*Task to complete*. Exclude the pictures, then copy word for word the lines running from the beginning of the records through the line with "i) => sliceColors[i]);".

****************

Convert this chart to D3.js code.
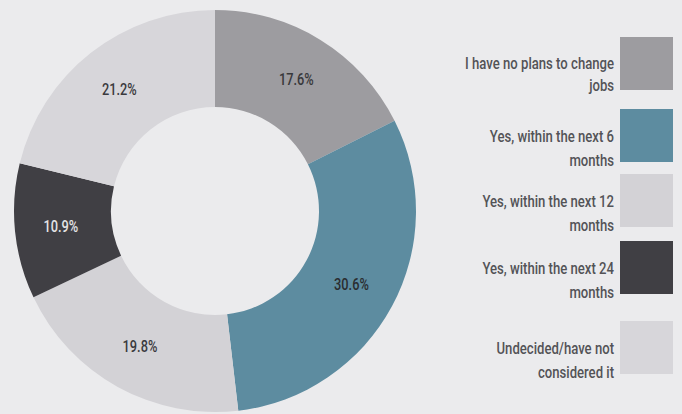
<!DOCTYPE html>
<html>
<head>
<meta charset="utf-8">
<script src="https://cdn.jsdelivr.net/npm/d3@7"></script>
<style>
  html, body { margin: 0; padding: 0; background: #ebebed; }
  svg { display: block; }
  text { font-family: Roboto, "Noto Sans", sans-serif; font-weight: 500; }
</style>
</head>
<body>
<svg id="chart" width="682" height="414"></svg>
<script>
// Survey answers: plans to change jobs
const categories = [
  ["I have no plans to change", "jobs"],
  ["Yes, within the next 6", "months"],
  ["Yes, within the next 12", "months"],
  ["Yes, within the next 24", "months"],
  ["Undecided/have not", "considered it"]
];
const shares = [17.6, 30.6, 19.8, 10.9, 21.2];
const sliceColors = ["#9d9ca0", "#5d8ca0", "#d3d2d6", "#403f44", "#d7d6da"];
const labelColors = ["#38383b", "#2a2d30", "#3a3a3d", "#e4e4e6", "#3a3a3d"];

const svg = d3.select("#chart");
const cx = 215, cy = 211, outerR = 201, innerR = 104, labelR = 155;
const squeeze = 0.8; // condensed look for the labels

const pie = d3.pie().sort(null).value(d => d).startAngle(0).endAngle(2 * Math.PI);
const arcs = pie(shares);
const arc = d3.arc().innerRadius(innerR).outerRadius(outerR);
const labelArc = d3.arc().innerRadius(labelR).outerRadius(labelR);

const donut = svg.append("g").attr("transform", `translate(${cx},${cy})`);
donut.selectAll("path")
  .data(arcs)
  .join("path")
  .attr("d", arc)
  .attr("fill", (d, i) => sliceColors[i]);

donut.selectAll("text")
  .data(arcs)
  .join("text")
  .attr("transform", d => `translate(${labelArc.centroid(d)}) scale(${squeeze},1)`)
  .attr("text-anchor", "middle")
  .attr("dy", "0.35em")
  .attr("font-size", 16)
  .attr("font-weight", 400)
  .attr("fill", (d, i) => labelColors[i])
  .text(d => d.value.toFixed(1) + "%");

// Legend: text right-aligned against square swatches
const swatchX = 620, swatchSize = 53, textRight = 614;
const legendTop = [37, 109, 174, 241, 321];
const legend = svg.append("g");
categories.forEach((lines, i) => {
  const y0 = legendTop[i];
  legend.append("rect")
    .attr("x", swatchX).attr("y", y0)
    .attr("width", swatchSize).attr("height", swatchSize)
    .attr("fill", sliceColors[i]);
  lines.forEach((line, j) => {
    const y = y0 + 33 + j * (i === 0 ? 22 : 24) - (i === 0 ? 1 : 0);
    legend.append("text")
      .attr("transform", `translate(${textRight},${y}) scale(0.82,1)`)
      .attr("text-anchor", "end")
      .attr("font-size", 16)
      .attr("fill", "#535357")
      .text(line);
  });
});
</script>
</body>
</html>
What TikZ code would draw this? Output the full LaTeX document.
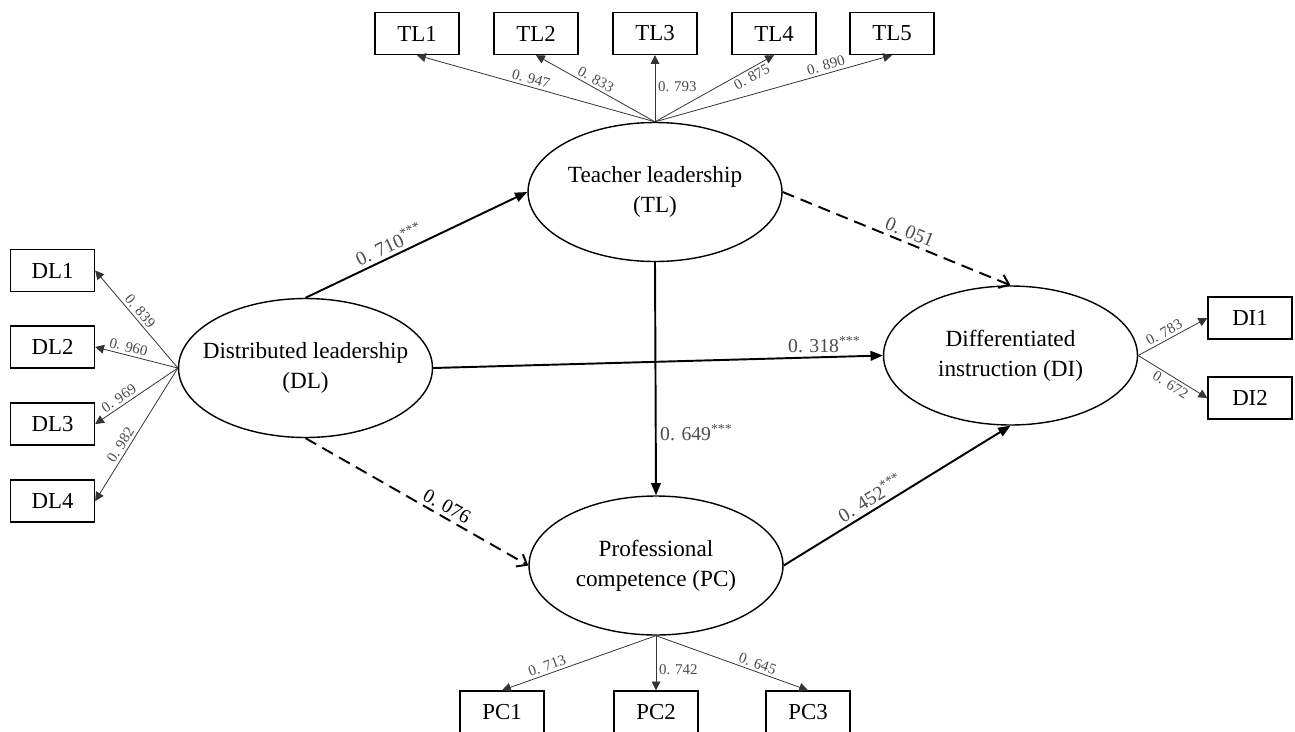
\documentclass[tikz,border=0pt]{standalone}
\usepackage{fontspec}
\setmainfont{Liberation Serif}
\usetikzlibrary{shapes.geometric,arrows.meta}
\begin{document}
\begin{tikzpicture}[x=0.02cm,y=-0.02cm,
 latent/.style={ellipse,draw,line width=0.8pt,minimum width=5.08cm,minimum height=2.78cm,inner sep=0pt},
 lattext/.style={align=center,font=\fontsize{13.2}{17}\selectfont,inner sep=0pt},
 obs/.style={rectangle,draw,line width=0.8pt,minimum width=1.68cm,minimum height=0.84cm,inner sep=0pt,font=\fontsize{13}{15}\selectfont},
 load/.style={line width=0.45pt,black!80,-{Triangle[length=5pt,width=5pt]}},
 loadlab/.style={font=\fontsize{8.5}{10}\selectfont,text=black!70,inner sep=1.5pt},
 spath/.style={line width=1.1pt,-{Triangle[length=7pt,width=5.5pt]}},
 dpath/.style={line width=1.1pt,dash pattern=on 7pt off 4pt,-{Straight Barb[length=5pt,width=8pt]}},
 pathlab/.style={font=\fontsize{11.2}{13}\selectfont,text=black!70,inner sep=2pt},
]
\fill[white] (0,0) rectangle (1295,731);
\useasboundingbox (0,0) rectangle (1295,731);

% latent variables (fixed-size ellipses, text as centred labels)
\node[latent,label={[name=TLt,lattext]center:Teacher leadership\\(TL)}] (TL) at (655,192) {};
\node[latent,label={[name=DLt,lattext]center:Distributed leadership\\(DL)}] (DL) at (305.5,368) {};
\node[latent,label={[name=DIt,lattext]center:Differentiated\\instruction (DI)}] (DI) at (1010.5,355.5) {};
\node[latent,label={[name=PCt,lattext]center:Professional\\competence (PC)}] (PC) at (656,565.5) {};

% indicators
\node[obs] (TL1) at (417,33.5) {TL1};
\node[obs] (TL2) at (536,33.5) {TL2};
\node[obs] (TL3) at (655,33.5) {TL3};
\node[obs] (TL4) at (774,33.5) {TL4};
\node[obs] (TL5) at (892,33.5) {TL5};

\node[obs] (DL1) at (52.5,270.5) {DL1};
\node[obs] (DL2) at (52.5,347) {DL2};
\node[obs] (DL3) at (52.5,424) {DL3};
\node[obs] (DL4) at (52.5,501) {DL4};

\node[obs] (DI1) at (1250,318) {DI1};
\node[obs] (DI2) at (1250,398) {DI2};

\node[obs] (PC1) at (502,712) {PC1};
\node[obs] (PC2) at (656,712) {PC2};
\node[obs] (PC3) at (808,712) {PC3};

% loadings TL
\draw[load] (TL.north) -- node[loadlab,sloped,above,pos=0.53]{0. 947} (TL1.south);
\draw[load] (TL.north) -- node[loadlab,sloped,above,pos=0.53]{0. 833} (TL2.south);
\draw[load] (TL.north) -- node[loadlab,anchor=west,pos=0.53]{0. 793} (TL3.south);
\draw[load] (TL.north) -- node[loadlab,sloped,below,pos=0.78]{0. 875} (TL4.south);
\draw[load] (TL.north) -- node[loadlab,sloped,above,pos=0.73]{0. 890} (TL5.south);

% loadings DL
\draw[load] (DL.west) -- node[loadlab,sloped,above,pos=0.53]{0. 839} (DL1.east);
\draw[load] (DL.west) -- node[loadlab,sloped,above,pos=0.62]{0. 960} (DL2.east);
\draw[load] (DL.west) -- node[loadlab,sloped,above,pos=0.66]{0. 969} (DL3.east);
\draw[load] (DL.west) -- node[loadlab,sloped,above,pos=0.61]{0. 982} (DL4.east);

% loadings DI
\draw[load] (DI.east) -- node[loadlab,sloped,above,pos=0.43]{0. 783} (DI1.west);
\draw[load] (DI.east) -- node[loadlab,sloped,below,pos=0.53]{0. 672} (DI2.west);

% loadings PC
\draw[load] (PC.south) -- node[loadlab,sloped,above,pos=0.69]{0. 713} (PC1.north);
\draw[load] (PC.south) -- node[loadlab,anchor=west,pos=0.62]{0. 742} (PC2.north);
\draw[load] (PC.south) -- node[loadlab,sloped,above,pos=0.65]{0. 645} (PC3.north);

% structural paths
\draw[spath] (DL.north) -- node[pathlab,sloped,above,pos=0.4]{0. 710\textsuperscript{***}} (TL.west);
\draw[dpath] (TL.east) -- node[pathlab,sloped,above,pos=0.54]{0. 051} (DI.north);
\draw[spath] (DL.east) -- node[pathlab,above,pos=0.87]{0. 318\textsuperscript{***}} (DI.west);
\draw[spath] (TL.south) -- node[pathlab,anchor=west,pos=0.73]{0. 649\textsuperscript{***}} (PC.north);
\draw[dpath] (DL.south) -- node[pathlab,sloped,above,pos=0.61,text=black]{0. 076} (PC.west);
\draw[spath] (PC.east) -- node[pathlab,sloped,above,pos=0.41]{0. 452\textsuperscript{***}} (DI.south);
\end{tikzpicture}
\end{document}
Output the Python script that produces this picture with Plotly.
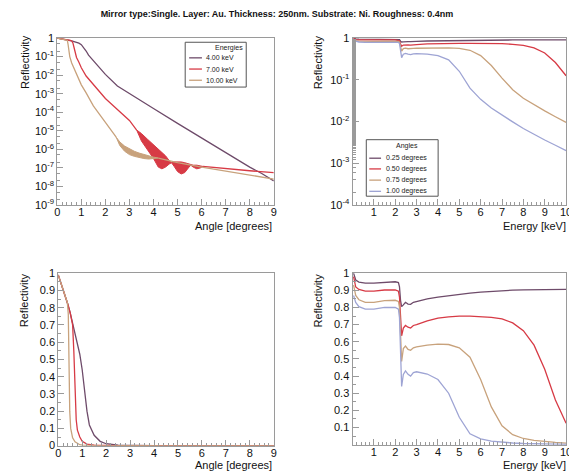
import plotly.graph_objects as go

# The page body has an 8 px margin, so the figure is drawn 8 px in from the corner.
OFF = 8
W, H = 577 - OFF, 476 - OFF

# ---------------- Reflectivity vs angle (degrees) ----------------
ang_4kev = [0, 0.1, 0.2, 0.3, 0.4, 0.5, 0.6, 0.7, 0.8, 0.9, 1.0, 1.1, 1.2, 1.3, 1.4, 1.5,
            1.75, 2.0, 2.5, 3.0, 3.5, 4.0, 5.0, 6.0, 7.0, 8.0, 8.5, 9.0]
refl_4kev = [0.99, 0.95, 0.91, 0.87, 0.82, 0.77, 0.71, 0.65, 0.6, 0.53, 0.44, 0.31, 0.2, 0.12,
             0.085, 0.06, 0.025, 0.011, 2.6e-3, 1.0e-3, 4.0e-4, 1.6e-4, 2.5e-5, 4.0e-6,
             6.3e-7, 1.1e-7, 5.0e-8, 2.0e-8]

ang_7kev = [0, 0.1, 0.2, 0.3, 0.4, 0.5, 0.55, 0.6, 0.65, 0.7, 0.75, 0.8, 0.9, 1.0, 1.2, 1.5,
            1.75, 2.0, 2.5, 3.0, 3.3]
refl_7kev = [0.99, 0.95, 0.91, 0.87, 0.82, 0.77, 0.74, 0.7, 0.55, 0.3, 0.15, 0.09, 0.05, 0.025,
             0.009, 0.003, 1.2e-3, 5.5e-4, 1.4e-4, 3.6e-5, 1.1e-5]
# oscillation band of the 7 keV curve (upper / lower envelope)
band7_ang = [3.3, 3.5, 3.75, 4.0, 4.2, 4.35, 4.5, 4.65, 4.75, 4.85, 5.0, 5.15, 5.3, 5.45,
             5.55, 5.65, 5.8, 5.95, 6.05]
band7_hi = [1.1e-5, 7.1e-6, 3.5e-6, 1.8e-6, 1.1e-6, 7.1e-7, 4.5e-7, 2.5e-7, 1.9e-7, 2.1e-7,
            2.2e-7, 2.1e-7, 1.9e-7, 1.7e-7, 1.45e-7, 1.4e-7, 1.4e-7, 1.25e-7, 1.2e-7]
band7_lo = [1.1e-5, 2.8e-6, 1.0e-6, 3.2e-7, 1.1e-7, 8.9e-8, 1.1e-7, 1.6e-7, 1.9e-7, 1.25e-7,
            6.3e-8, 4.7e-8, 5.6e-8, 1.0e-7, 1.4e-7, 1.1e-7, 8.9e-8, 1.0e-7, 1.2e-7]
tail7_ang = [6.05, 6.5, 7.0, 8.0, 9.0]
tail7_refl = [1.2e-7, 1.05e-7, 9.0e-8, 7.0e-8, 5.6e-8]

ang_10kev = [0, 0.1, 0.2, 0.3, 0.38, 0.42, 0.45, 0.48, 0.52, 0.6, 0.7, 0.8, 0.9, 1.0, 1.2,
             1.5, 1.75, 2.0, 2.25, 2.45]
refl_10kev = [0.99, 0.95, 0.91, 0.87, 0.83, 0.76, 0.45, 0.2, 0.1, 0.045, 0.022, 0.011, 5.5e-3,
              3.0e-3, 1.1e-3, 2.2e-4, 8.0e-5, 2.8e-5, 1.0e-5, 4.5e-6]
band10_ang = [2.45, 2.6, 2.8, 3.0, 3.2, 3.4, 3.6, 3.8, 4.0, 4.2]
band10_hi = [4.5e-6, 2.5e-6, 1.5e-6, 1.05e-6, 7.9e-7, 6.3e-7, 5.2e-7, 4.5e-7, 3.8e-7, 3.4e-7]
band10_lo = [4.5e-6, 1.6e-6, 7.9e-7, 5.2e-7, 4.2e-7, 3.5e-7, 3.2e-7, 3.0e-7, 3.2e-7, 3.4e-7]
tail10_ang = [4.2, 5.0, 6.0, 7.0, 8.0, 9.0]
tail10_refl = [3.4e-7, 1.9e-7, 1.1e-7, 6.8e-8, 4.0e-8, 2.5e-8]

# ---------------- Reflectivity vs energy (keV) ----------------
energy = [0.05, 0.15, 0.3, 0.6, 1.0, 1.5, 2.0, 2.15, 2.2, 2.25, 2.3, 2.38, 2.48, 2.6, 2.72,
          2.85, 3.0, 3.5, 4.0, 4.5, 5.0, 5.5, 6.0, 6.5, 7.0, 7.5, 8.0, 8.5, 9.0, 9.5, 10.0]
refl_025deg = [1.0, 0.96, 0.948, 0.942, 0.942, 0.948, 0.95, 0.945, 0.92, 0.84, 0.805, 0.815,
               0.83, 0.82, 0.818, 0.83, 0.835, 0.85, 0.86, 0.869, 0.877, 0.884, 0.89, 0.895,
               0.898, 0.901, 0.903, 0.904, 0.905, 0.905, 0.905]
refl_050deg = [0.98, 0.92, 0.905, 0.895, 0.895, 0.902, 0.903, 0.895, 0.86, 0.72, 0.635, 0.68,
               0.695, 0.685, 0.68, 0.695, 0.70, 0.722, 0.738, 0.745, 0.75, 0.75, 0.748, 0.742,
               0.734, 0.71, 0.665, 0.58, 0.44, 0.26, 0.125]
refl_075deg = [0.93, 0.87, 0.845, 0.83, 0.83, 0.84, 0.842, 0.835, 0.8, 0.6, 0.485, 0.56, 0.575,
               0.555, 0.55, 0.565, 0.57, 0.58, 0.586, 0.584, 0.565, 0.51, 0.38, 0.22, 0.11,
               0.058, 0.036, 0.025, 0.018, 0.013, 0.0095]
refl_100deg = [0.87, 0.83, 0.805, 0.79, 0.79, 0.8, 0.8, 0.79, 0.74, 0.5, 0.34, 0.41, 0.43, 0.41,
               0.40, 0.42, 0.425, 0.412, 0.38, 0.3, 0.16, 0.063, 0.034, 0.021, 0.014, 0.0098,
               0.0068, 0.0049, 0.0036, 0.0027, 0.002]

energy_labels = ["4.00 keV", "7.00 keV", "10.00 keV"]
angle_labels = ["0.25 degrees", "0.50 degrees", "0.75 degrees", "1.00 degrees"]

C_DARK = "#6e4b6a"
C_RED = "#d73a45"
C_TAN = "#c8a27c"
C_BLUE = "#9ea4d4"
FRAME = "#9a9a9a"
FONT = "Liberation Sans, Arial, sans-serif"

fig = go.Figure()


def line(x, y, color, xa, ya):
    fig.add_trace(go.Scatter(x=x, y=y, mode="lines", line=dict(color=color, width=1.3),
                             xaxis=xa, yaxis=ya, showlegend=False, hoverinfo="skip"))


def band(x, hi, lo, color, xa, ya):
    fig.add_trace(go.Scatter(x=list(x) + list(x)[::-1], y=list(hi) + list(lo)[::-1],
                             mode="lines", fill="toself", fillcolor=color,
                             line=dict(color=color, width=1), xaxis=xa, yaxis=ya,
                             showlegend=False, hoverinfo="skip"))


for xa, ya in [("x", "y"), ("x3", "y3")]:
    line(ang_4kev, refl_4kev, C_DARK, xa, ya)
    line(ang_7kev, refl_7kev, C_RED, xa, ya)
    band(band7_ang, band7_hi, band7_lo, C_RED, xa, ya)
    line(tail7_ang, tail7_refl, C_RED, xa, ya)
    line(ang_10kev, refl_10kev, C_TAN, xa, ya)
    band(band10_ang, band10_hi, band10_lo, C_TAN, xa, ya)
    line(tail10_ang, tail10_refl, C_TAN, xa, ya)

for xa, ya in [("x2", "y2"), ("x4", "y4")]:
    line(energy, refl_025deg, C_DARK, xa, ya)
    line(energy, refl_050deg, C_RED, xa, ya)
    line(energy, refl_075deg, C_TAN, xa, ya)
    line(energy, refl_100deg, C_BLUE, xa, ya)


def px(x):
    return (x - OFF) / W


def py(y):
    return 1 - (y - OFF) / H


tickfont = dict(family=FONT, size=11, color="#111")
common = dict(showline=True, linecolor=FRAME, linewidth=1, mirror=True, ticks="inside",
              tickcolor=FRAME, ticklen=6, showgrid=False, zeroline=False, tickfont=tickfont)
xcommon = dict(common, ticklabelstandoff=-3)

logtxt9 = ["10<sup>-%d</sup>" % k for k in range(9, 0, -1)] + ["1"]
logtxt4 = ["10<sup>-%d</sup>" % k for k in range(4, 0, -1)] + ["1"]
lin_vals = [round(0.1 * k, 1) for k in range(0, 11)]
lin_txt = ["0"] + ["%.1f" % v for v in lin_vals[1:10]] + ["1"]

fig.update_layout(
    width=W, height=H, margin=dict(l=0, r=0, t=0, b=0), autosize=False,
    paper_bgcolor="white", plot_bgcolor="white",
    font=dict(family=FONT, color="#111"),
    title=dict(text="Mirror type:Single. Layer: Au. Thickness: 250nm. Substrate: Ni. Roughness: 0.4nm",
               x=px(277), y=py(14), xanchor="center", yanchor="middle",
               font=dict(family=FONT, size=9, color="#111", weight="bold")),
    xaxis=dict(domain=[px(55), px(275)], range=[0, 9], anchor="y", tickvals=list(range(10)),
               minor=dict(ticks="inside", ticklen=3, tickcolor=FRAME, dtick=0.2), **xcommon),
    yaxis=dict(domain=[py(204), py(32.7)], type="log", range=[-9, 0], anchor="x",
               tickvals=[10.0 ** k for k in range(-9, 1)], ticktext=logtxt9,
               minor=dict(ticks="inside", ticklen=3, tickcolor=FRAME), **common),
    xaxis2=dict(domain=[px(355), px(572)], range=[0, 10], anchor="y2", tickvals=list(range(1, 11)),
                minor=dict(ticks="inside", ticklen=3, tickcolor=FRAME, dtick=0.2), **xcommon),
    yaxis2=dict(domain=[py(204), py(32.7)], type="log", range=[-4, 0], anchor="x2",
                tickvals=[10.0 ** k for k in range(-4, 1)], ticktext=logtxt4,
                minor=dict(ticks="inside", ticklen=3, tickcolor=FRAME), **common),
    xaxis3=dict(domain=[px(56), px(275)], range=[0, 9], anchor="y3", tickvals=list(range(10)),
                minor=dict(ticks="inside", ticklen=3, tickcolor=FRAME, dtick=0.2), **xcommon),
    yaxis3=dict(domain=[py(451), py(274)], range=[0, 1], anchor="x3",
                tickvals=lin_vals, ticktext=lin_txt,
                minor=dict(ticks="inside", ticklen=3, tickcolor=FRAME, dtick=0.05), **common),
    xaxis4=dict(domain=[px(355), px(572)], range=[0, 10], anchor="y4", tickvals=list(range(1, 11)),
                minor=dict(ticks="inside", ticklen=3, tickcolor=FRAME, dtick=0.2), **xcommon),
    yaxis4=dict(domain=[py(450), py(274)], range=[0, 1], anchor="x4",
                tickvals=lin_vals[1:], ticktext=lin_txt[1:],
                minor=dict(ticks="inside", ticklen=3, tickcolor=FRAME, dtick=0.05), **common),
)

ann = []
shapes = []
tfont = dict(family=FONT, size=11, color="#111")
for (x, y) in [(22, 57.5), (22, 302), (320, 57.5), (320, 302)]:
    ann.append(dict(text="Reflectivity", x=px(x), y=py(y), xref="paper", yref="paper",
                    textangle=-90, showarrow=False, font=tfont, xanchor="center", yanchor="middle"))
for (x, y, t) in [(275, 226, "Angle [degrees]"), (275, 471, "Angle [degrees]"),
                  (574, 226, "Energy [keV]"), (574, 471, "Energy [keV]")]:
    ann.append(dict(text=t, x=px(x), y=py(y), xref="paper", yref="paper", showarrow=False,
                    font=tfont, xanchor="right", yanchor="middle"))

lfont = dict(family=FONT, size=7, color="#222")


def legend(box, header, hx, hy, ys, lx0, lx1, tx, labels, colors):
    x0, x1, y0, y1 = box
    shapes.append(dict(type="rect", xref="paper", yref="paper", x0=px(x0), x1=px(x1),
                       y0=py(y1), y1=py(y0), line=dict(color="#555", width=1),
                       fillcolor="white", layer="above"))
    ann.append(dict(text=header, x=px(hx), y=py(hy), xref="paper", yref="paper",
                    showarrow=False, font=lfont, xanchor="center", yanchor="middle"))
    for yy, lab, col in zip(ys, labels, colors):
        shapes.append(dict(type="line", xref="paper", yref="paper", x0=px(lx0), x1=px(lx1),
                           y0=py(yy), y1=py(yy), line=dict(color=col, width=1.3), layer="above"))
        ann.append(dict(text=lab, x=px(tx), y=py(yy), xref="paper", yref="paper",
                        showarrow=False, font=lfont, xanchor="left", yanchor="middle"))


legend((185, 247, 37, 83), "Energies", 229, 43, [53, 64.5, 76], 189, 202, 204,
       energy_labels, [C_DARK, C_RED, C_TAN])
legend((369, 442, 137, 195), "Angles", 410, 143.5, [156, 167, 178.5, 190], 372, 384, 387,
       angle_labels, [C_DARK, C_RED, C_TAN, C_BLUE])

fig.update_layout(annotations=ann, shapes=shapes)
fig.write_html("out.html")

****************

*Solution below*.
Convert this chart to D3.js code.
<!DOCTYPE html>
<html>
<head>
<meta charset="utf-8">
<script src="https://cdn.jsdelivr.net/npm/d3@7"></script>
<style>
  html, body { margin: 0; padding: 0; background: #ebebed; }
  svg { display: block; }
  text { font-family: Roboto, "Noto Sans", sans-serif; font-weight: 500; }
</style>
</head>
<body>
<svg id="chart" width="682" height="414"></svg>
<script>
// Survey answers: plans to change jobs
const categories = [
  ["I have no plans to change", "jobs"],
  ["Yes, within the next 6", "months"],
  ["Yes, within the next 12", "months"],
  ["Yes, within the next 24", "months"],
  ["Undecided/have not", "considered it"]
];
const shares = [17.6, 30.6, 19.8, 10.9, 21.2];
const sliceColors = ["#9d9ca0", "#5d8ca0", "#d3d2d6", "#403f44", "#d7d6da"];
const labelColors = ["#38383b", "#2a2d30", "#3a3a3d", "#e4e4e6", "#3a3a3d"];

const svg = d3.select("#chart");
const cx = 215, cy = 211, outerR = 201, innerR = 104, labelR = 155;
const squeeze = 0.8; // condensed look for the labels

const pie = d3.pie().sort(null).value(d => d).startAngle(0).endAngle(2 * Math.PI);
const arcs = pie(shares);
const arc = d3.arc().innerRadius(innerR).outerRadius(outerR);
const labelArc = d3.arc().innerRadius(labelR).outerRadius(labelR);

const donut = svg.append("g").attr("transform", `translate(${cx},${cy})`);
donut.selectAll("path")
  .data(arcs)
  .join("path")
  .attr("d", arc)
  .attr("fill", (d, i) => sliceColors[i]);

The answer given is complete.